Both Sides of the Aisle in Congress Blamed for Divide; Political Divisions Considered Real and Serious Not Media Hype.
- Americans believe that both Republicans in Congress (63%) and Democrats in Congress (52%) are doing more to divide the country than to unite it.
- In a reversal of the trend to blame the media, 65% say that Congressman Joe Wilson's exclamation of "you lie," Congressman Alan Grayson's claim that Republican's health care plan is for "seniors to die quickly," and angry outbursts at town hall meetings are events that are part of a larger problem in our country today, rather than isolated examples that have been blown out of proportion by the news media (35%).
- People were divided on whether commentators on cable networks, talk radio and blogs who take strong conservative or liberal views promoting differing opinions is positive or negative trend, with 39% saying that it is very or somewhat favorable, 30% saying it is neutral and 40% saying it is somewhat or very unfavorable.
Most See President Obama as a Figure of Unity; Believe Race Affects Public Impressions of the President, Not Job Performance.
- Fifty-five (55%) percent say Obama is doing more to unite the country, while 39% say he is doing more to divide it.

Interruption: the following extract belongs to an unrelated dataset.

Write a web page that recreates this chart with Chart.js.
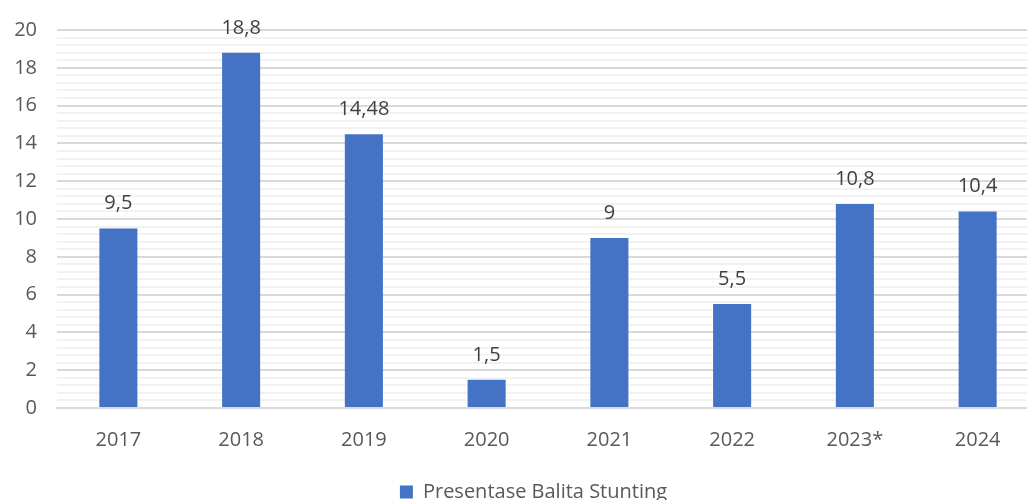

There are predictable partisan differences on this question, with 85% of Democrats and 53% of independents describing Obama as helping to unite the country, while 77% of Republicans say he is doing more to divide it.
- Most voters do not believe that President Obama's race has a significant effect on the way he handles his job as president. Thirty-nine percent of Whites, 40% of Hispanics, and 39% of African Americans say Obama's race has a big or some effect.
- But they do believe that President Obama's race has at least some effect on the way black people judge him as president (84% of Whites, 73% of Hispanics, and 80% of African Americans say big or some effect). African Americans (78%) and Hispanics (68%) tend to believe that President Obama's race has an effect on how White people judge him, while fewer Whites agree (53%).
Parents Seen as the Problem and the Solution; Individual Responsibility a Key:
- Parents clearly are seen as the people who are best able to reduce the amount of prejudice, intolerance, and discrimination in the USA (80% saying that have the power to help), but they also are seen as falling down on the job with 58% saying that they spend too little time addressing these issues.
- Coming in third behind unemployment and the cost of health care the top issue facing the United States, 74% say that individuals lacking a sense of personal responsibility for dealing with their own problems is a very or fairly serious problem. And nearly half (47%) feel that average citizens spend too little time trying to reduce prejudice and discrimination.
Interviewing was conducted from October 30 to November 4, 2009, among a nationally representative sample of 1,614 adults, including 607 interviews conducted by telephone and 1,007 interviews conducted online, including oversampling of African Americans and Hispanics. The margin of error for the survey is +/-2.8%.